In a pamphlet that accompanied the exhibit, which included a fire memoir by the prominent Chicago clergyman David Swing, promoters Isaac N. Reed and Howard H. Gross billed themselves as "the foremost men in the world for the production of this class of work." Text on the tickets marveled, “The Chicago Fire swept over an area of 25 acres every 10 minutes. It destroyed the homes of 100 people every minute. It was the most terrible conflagration in the history of the world. Nearly 3,000 acres of buildings reduced to ruins in 18 hours. Over Two Hundred Millions of Property Destroyed.” The figures Reed and Gross cited relating to the scale of the fire were almost eclipsed by those pertaining to the fire cyclorama itself. The five interconnected scenes, each approximately fifty feet high and eighty feet wide, stretched over nearly 20,000 square feet of wall space.
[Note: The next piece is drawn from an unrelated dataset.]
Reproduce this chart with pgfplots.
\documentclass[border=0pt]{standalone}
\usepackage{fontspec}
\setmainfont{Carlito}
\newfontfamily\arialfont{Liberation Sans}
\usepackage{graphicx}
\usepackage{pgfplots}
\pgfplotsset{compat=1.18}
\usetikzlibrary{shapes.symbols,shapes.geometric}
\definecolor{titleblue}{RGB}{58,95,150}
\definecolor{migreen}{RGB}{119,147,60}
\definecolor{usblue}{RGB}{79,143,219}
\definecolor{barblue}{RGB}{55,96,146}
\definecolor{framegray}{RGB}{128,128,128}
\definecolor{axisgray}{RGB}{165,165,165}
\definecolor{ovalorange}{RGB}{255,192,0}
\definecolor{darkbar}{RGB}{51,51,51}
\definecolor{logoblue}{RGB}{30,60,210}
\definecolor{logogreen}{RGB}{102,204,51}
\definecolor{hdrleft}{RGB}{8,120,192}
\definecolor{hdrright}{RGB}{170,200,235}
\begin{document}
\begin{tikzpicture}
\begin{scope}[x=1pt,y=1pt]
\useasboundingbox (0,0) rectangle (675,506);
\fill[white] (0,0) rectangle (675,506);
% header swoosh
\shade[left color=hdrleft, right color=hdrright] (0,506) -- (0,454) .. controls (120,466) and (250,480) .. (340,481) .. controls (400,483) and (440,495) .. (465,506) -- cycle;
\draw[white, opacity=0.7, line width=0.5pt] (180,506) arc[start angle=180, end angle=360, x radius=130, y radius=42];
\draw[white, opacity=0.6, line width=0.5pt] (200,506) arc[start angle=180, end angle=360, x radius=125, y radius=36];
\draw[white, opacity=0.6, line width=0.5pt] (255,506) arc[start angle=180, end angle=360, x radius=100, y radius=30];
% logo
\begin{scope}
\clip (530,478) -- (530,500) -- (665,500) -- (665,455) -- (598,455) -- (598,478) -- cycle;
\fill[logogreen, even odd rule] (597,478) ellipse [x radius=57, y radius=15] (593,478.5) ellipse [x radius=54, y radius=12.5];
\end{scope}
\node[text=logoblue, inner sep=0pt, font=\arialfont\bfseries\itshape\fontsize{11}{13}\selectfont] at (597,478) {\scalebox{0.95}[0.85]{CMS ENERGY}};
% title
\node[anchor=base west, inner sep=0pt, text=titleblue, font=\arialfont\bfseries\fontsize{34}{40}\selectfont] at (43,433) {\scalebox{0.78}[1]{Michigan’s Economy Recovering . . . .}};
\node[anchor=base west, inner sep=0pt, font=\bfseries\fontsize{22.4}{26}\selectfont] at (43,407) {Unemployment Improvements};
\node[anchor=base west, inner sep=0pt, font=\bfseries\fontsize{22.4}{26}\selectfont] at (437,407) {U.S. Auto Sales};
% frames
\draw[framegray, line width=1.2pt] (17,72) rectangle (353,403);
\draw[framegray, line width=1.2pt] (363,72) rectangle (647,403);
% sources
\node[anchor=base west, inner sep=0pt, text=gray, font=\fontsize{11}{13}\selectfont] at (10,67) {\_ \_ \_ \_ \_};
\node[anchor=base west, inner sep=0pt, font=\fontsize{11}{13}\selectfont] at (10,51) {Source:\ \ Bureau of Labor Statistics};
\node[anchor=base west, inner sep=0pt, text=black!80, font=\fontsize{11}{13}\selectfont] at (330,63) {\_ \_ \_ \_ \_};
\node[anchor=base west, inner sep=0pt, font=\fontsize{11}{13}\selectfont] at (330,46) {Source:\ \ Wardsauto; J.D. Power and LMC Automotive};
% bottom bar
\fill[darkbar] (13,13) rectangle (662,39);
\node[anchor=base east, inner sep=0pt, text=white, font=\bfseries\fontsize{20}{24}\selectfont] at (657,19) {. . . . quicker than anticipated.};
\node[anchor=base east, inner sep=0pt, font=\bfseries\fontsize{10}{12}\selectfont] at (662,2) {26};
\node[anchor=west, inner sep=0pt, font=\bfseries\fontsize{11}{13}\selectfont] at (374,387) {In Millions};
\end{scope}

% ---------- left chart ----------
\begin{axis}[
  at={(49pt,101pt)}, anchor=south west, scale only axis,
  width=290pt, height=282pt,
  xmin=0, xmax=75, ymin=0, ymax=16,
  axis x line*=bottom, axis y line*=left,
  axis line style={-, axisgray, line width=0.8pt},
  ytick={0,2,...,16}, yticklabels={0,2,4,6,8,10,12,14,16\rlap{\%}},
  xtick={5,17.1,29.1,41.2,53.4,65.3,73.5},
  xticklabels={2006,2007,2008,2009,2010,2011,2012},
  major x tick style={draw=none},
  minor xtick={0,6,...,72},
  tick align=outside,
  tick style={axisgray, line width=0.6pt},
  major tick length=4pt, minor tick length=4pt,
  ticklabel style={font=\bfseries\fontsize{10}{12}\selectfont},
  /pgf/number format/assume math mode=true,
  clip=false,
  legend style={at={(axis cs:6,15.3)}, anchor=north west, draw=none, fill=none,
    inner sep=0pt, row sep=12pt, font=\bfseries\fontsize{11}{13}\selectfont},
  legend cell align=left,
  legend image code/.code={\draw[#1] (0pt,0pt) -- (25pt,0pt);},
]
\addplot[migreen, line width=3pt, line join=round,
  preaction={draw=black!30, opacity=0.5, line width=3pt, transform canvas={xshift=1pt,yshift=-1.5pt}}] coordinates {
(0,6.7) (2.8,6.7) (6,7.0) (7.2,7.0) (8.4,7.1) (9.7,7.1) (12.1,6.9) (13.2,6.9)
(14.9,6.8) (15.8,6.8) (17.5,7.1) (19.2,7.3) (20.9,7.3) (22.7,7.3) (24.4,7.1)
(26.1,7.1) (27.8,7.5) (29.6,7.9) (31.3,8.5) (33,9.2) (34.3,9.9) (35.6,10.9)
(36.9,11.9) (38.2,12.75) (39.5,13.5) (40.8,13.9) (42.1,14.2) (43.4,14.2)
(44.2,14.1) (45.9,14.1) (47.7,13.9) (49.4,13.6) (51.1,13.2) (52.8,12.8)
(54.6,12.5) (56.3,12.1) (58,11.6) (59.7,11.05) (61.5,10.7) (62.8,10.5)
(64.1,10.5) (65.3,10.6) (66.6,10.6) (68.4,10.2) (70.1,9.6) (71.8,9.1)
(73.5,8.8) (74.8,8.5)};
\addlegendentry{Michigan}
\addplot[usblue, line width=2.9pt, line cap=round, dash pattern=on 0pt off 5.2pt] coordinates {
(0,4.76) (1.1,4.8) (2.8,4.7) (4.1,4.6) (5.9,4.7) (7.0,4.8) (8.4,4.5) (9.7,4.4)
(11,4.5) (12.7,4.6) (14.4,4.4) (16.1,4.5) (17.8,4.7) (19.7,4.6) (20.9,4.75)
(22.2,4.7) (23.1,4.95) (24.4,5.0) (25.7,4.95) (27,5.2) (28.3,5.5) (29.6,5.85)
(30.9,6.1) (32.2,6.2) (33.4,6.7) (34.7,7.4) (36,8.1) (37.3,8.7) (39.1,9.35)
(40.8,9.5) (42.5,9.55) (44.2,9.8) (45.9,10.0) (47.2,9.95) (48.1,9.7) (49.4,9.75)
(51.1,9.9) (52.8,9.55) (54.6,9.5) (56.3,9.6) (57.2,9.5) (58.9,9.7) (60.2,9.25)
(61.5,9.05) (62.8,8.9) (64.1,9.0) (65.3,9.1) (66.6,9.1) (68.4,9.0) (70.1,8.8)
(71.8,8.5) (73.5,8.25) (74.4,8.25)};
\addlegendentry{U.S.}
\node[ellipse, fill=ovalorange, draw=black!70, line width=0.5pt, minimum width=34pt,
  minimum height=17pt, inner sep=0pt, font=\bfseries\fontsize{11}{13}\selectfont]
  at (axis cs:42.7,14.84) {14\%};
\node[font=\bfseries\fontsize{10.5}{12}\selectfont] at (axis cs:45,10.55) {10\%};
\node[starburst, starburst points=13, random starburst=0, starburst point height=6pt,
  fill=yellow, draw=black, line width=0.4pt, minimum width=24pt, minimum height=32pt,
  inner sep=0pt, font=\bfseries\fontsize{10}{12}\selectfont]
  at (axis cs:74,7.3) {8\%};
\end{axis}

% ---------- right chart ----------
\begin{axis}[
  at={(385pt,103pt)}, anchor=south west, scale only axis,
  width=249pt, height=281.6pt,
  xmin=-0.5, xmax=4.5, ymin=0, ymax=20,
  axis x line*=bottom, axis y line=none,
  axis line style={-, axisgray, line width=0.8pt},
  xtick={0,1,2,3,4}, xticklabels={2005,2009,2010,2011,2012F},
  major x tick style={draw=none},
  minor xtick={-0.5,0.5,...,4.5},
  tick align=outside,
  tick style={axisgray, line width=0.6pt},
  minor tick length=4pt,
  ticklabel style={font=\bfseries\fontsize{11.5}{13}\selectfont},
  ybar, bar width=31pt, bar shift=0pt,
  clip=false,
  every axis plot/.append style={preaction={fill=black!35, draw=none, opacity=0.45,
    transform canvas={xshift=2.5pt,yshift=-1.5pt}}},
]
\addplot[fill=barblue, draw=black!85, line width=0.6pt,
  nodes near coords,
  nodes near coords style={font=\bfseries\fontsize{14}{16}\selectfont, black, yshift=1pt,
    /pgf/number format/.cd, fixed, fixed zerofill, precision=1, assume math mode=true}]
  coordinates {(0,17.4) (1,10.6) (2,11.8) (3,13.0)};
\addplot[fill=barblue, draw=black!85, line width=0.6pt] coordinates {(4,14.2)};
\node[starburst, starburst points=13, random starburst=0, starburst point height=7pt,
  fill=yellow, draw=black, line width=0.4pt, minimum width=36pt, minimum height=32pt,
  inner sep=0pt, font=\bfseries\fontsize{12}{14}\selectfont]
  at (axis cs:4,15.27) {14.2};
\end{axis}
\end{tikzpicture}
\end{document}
An international team of ten artists spent twenty man-years of labor applying two tons of oil paint to six tons of canvas, at what was said to be a total cost of $250,000.
The point of view of the Chicago Fire Cyclorama, the pamphlet explained, is "an elevated position on the site of old Fort Dearborn--the cradle and birth-place of Chicago--and immediately south of the Rush Street Bridge," at the northern edge of the South Division. "When it was determined to produce the great Cyclorama of Chicago," the promoters added, "the artists realized that there would be at least three things that the people visiting it would like to see, viz: the ruins of Chicago, the Fire of Chicago, and some of the unburnt portion of the old city, showing the style of architecture and familiar street scenes of the ante-fire days." Photographs of the cyclorama are so realistic that it is hard to tell at first glance that they are not of the event itself. There are no photographs of the actual Chicago fire.
The Chicago Fire Cyclorama's producers cited testimonials from ministers like Swing (“It is true and really wonderful”) and Reformed Episcopal Bishop Samuel Fallows (“I am perfectly astonished at the effect”), as well as real estate entrepreneur William D. Kerfoot (“The thrilling scenes therein depicted are beyond description”).
The Rand McNally Company's 1898 Bird's-Eye Views and Guide to Chicago states that the reported attendance at the Cyclorama Building and its changing exhibits was 144,000 visitors a year, though Rand-McNally did not provide figures for particular years. After the fire cyclorama was taken down, and the canvas was put in storage in a building on South Indiana Avenue. It was sold in 1913 to a junk dealer for two dollars.